## What this task involves
Find each line with the word "that" and say how many there are, nothing else.

Saved entries
-- start --

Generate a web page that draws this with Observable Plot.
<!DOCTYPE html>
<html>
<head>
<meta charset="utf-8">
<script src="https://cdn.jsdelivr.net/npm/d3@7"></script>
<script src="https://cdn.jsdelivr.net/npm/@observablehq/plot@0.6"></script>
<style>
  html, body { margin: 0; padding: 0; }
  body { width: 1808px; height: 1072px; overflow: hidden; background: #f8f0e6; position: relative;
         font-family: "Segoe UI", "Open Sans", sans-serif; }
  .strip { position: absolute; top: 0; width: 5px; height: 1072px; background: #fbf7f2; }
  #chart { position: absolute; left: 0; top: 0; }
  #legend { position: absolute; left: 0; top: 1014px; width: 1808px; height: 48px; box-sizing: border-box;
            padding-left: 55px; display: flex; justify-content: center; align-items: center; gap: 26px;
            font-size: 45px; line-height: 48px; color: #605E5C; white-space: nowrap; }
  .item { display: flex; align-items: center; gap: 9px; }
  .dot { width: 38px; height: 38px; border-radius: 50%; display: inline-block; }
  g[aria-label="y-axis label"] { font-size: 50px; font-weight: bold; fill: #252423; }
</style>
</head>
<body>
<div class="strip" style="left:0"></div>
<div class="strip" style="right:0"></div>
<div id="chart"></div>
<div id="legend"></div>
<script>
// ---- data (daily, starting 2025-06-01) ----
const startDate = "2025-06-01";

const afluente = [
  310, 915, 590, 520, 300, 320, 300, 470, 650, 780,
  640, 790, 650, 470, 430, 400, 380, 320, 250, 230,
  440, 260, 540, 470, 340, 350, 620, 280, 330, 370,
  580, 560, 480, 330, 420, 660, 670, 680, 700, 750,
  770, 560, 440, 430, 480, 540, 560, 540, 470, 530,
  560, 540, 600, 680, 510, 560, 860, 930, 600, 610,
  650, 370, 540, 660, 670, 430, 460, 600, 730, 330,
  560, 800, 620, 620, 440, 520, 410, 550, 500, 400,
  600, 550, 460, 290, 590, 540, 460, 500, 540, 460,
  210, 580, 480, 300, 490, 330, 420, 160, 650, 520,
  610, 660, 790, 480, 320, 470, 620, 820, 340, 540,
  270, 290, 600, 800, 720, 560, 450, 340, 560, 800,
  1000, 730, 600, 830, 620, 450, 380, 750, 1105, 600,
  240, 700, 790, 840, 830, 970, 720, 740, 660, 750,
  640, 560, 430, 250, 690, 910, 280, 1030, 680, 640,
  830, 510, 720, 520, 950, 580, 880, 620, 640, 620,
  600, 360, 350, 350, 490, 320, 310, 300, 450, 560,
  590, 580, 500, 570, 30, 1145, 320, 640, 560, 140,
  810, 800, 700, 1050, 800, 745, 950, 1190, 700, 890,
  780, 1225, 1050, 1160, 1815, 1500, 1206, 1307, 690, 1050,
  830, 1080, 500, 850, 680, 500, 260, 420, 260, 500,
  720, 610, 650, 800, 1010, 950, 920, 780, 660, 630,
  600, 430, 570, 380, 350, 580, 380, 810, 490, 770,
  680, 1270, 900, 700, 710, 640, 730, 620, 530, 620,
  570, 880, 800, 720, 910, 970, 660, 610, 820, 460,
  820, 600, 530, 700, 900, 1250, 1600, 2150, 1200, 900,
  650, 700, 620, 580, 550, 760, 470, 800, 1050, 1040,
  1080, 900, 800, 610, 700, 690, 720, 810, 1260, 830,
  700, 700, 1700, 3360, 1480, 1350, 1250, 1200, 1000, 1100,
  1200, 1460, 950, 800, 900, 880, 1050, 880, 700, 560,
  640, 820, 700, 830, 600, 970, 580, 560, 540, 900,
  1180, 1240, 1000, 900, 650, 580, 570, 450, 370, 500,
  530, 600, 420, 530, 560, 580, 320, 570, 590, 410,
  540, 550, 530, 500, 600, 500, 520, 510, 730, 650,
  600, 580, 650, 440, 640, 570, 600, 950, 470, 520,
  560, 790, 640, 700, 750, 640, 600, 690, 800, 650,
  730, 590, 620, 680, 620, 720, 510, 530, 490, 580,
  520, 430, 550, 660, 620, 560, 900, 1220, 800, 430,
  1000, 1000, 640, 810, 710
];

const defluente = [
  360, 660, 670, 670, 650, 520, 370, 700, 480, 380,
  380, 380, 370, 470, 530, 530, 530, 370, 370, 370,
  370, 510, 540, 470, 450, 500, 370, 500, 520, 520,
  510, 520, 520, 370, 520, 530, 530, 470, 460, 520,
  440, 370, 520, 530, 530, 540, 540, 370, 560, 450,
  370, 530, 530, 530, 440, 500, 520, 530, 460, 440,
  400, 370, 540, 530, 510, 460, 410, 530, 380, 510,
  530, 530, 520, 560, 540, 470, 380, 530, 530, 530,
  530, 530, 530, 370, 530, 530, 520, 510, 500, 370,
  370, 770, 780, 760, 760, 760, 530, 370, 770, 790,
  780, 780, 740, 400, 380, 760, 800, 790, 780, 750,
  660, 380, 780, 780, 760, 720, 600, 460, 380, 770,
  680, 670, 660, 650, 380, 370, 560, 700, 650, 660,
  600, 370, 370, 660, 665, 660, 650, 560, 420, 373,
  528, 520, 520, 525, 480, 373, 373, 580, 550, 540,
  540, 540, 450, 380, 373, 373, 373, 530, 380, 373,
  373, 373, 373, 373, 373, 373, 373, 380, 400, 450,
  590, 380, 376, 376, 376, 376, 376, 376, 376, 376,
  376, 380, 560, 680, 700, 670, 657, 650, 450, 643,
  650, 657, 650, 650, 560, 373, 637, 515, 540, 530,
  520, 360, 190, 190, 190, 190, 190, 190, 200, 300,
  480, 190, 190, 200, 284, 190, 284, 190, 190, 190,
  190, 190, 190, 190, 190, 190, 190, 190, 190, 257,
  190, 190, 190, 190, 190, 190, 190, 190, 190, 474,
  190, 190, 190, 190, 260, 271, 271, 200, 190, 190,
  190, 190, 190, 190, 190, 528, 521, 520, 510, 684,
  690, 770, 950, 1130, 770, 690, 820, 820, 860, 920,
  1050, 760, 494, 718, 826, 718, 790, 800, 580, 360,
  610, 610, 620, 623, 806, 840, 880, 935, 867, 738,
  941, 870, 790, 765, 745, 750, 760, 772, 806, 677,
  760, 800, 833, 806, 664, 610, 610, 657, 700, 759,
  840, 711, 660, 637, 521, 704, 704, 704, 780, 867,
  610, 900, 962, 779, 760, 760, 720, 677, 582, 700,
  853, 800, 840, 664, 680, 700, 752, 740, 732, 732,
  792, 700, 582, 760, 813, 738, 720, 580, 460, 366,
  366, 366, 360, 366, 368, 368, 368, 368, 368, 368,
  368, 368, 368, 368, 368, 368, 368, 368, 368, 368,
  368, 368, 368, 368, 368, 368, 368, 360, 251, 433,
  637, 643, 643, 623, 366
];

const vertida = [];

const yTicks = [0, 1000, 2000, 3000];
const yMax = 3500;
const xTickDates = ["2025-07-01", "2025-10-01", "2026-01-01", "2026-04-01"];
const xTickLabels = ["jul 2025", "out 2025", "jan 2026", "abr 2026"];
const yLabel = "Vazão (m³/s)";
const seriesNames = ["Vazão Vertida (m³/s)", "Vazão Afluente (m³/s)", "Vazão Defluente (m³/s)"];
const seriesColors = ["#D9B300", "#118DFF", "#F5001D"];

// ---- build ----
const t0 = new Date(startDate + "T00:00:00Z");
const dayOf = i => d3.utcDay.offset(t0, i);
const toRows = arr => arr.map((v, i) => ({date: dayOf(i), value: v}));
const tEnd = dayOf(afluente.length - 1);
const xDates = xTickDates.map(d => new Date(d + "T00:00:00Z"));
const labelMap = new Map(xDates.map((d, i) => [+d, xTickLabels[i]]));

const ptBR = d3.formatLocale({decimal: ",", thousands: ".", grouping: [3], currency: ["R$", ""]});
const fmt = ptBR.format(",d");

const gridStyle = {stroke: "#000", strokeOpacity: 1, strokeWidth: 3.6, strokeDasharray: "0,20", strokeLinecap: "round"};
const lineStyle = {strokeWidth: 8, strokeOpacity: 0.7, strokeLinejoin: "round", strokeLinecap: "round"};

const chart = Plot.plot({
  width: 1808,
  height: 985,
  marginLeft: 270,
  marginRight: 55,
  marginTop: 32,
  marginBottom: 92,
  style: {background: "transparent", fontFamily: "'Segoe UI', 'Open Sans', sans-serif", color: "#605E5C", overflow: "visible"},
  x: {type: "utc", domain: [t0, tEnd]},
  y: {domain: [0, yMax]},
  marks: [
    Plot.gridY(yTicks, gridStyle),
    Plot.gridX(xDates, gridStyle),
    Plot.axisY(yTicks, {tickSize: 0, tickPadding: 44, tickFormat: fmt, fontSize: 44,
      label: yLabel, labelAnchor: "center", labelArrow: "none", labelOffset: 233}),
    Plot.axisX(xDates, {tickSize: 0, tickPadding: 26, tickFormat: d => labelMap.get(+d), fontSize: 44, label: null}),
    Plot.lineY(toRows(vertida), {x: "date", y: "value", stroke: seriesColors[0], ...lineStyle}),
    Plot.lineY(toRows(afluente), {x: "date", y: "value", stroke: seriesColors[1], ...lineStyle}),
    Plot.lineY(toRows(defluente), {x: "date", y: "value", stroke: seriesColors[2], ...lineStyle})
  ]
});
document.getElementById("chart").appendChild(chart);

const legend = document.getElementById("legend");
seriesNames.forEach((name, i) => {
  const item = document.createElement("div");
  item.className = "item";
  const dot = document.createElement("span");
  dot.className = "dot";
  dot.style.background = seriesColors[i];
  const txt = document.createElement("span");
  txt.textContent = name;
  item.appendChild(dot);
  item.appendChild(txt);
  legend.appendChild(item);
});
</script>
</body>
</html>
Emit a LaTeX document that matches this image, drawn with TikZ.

-- end --

## Result for this task
2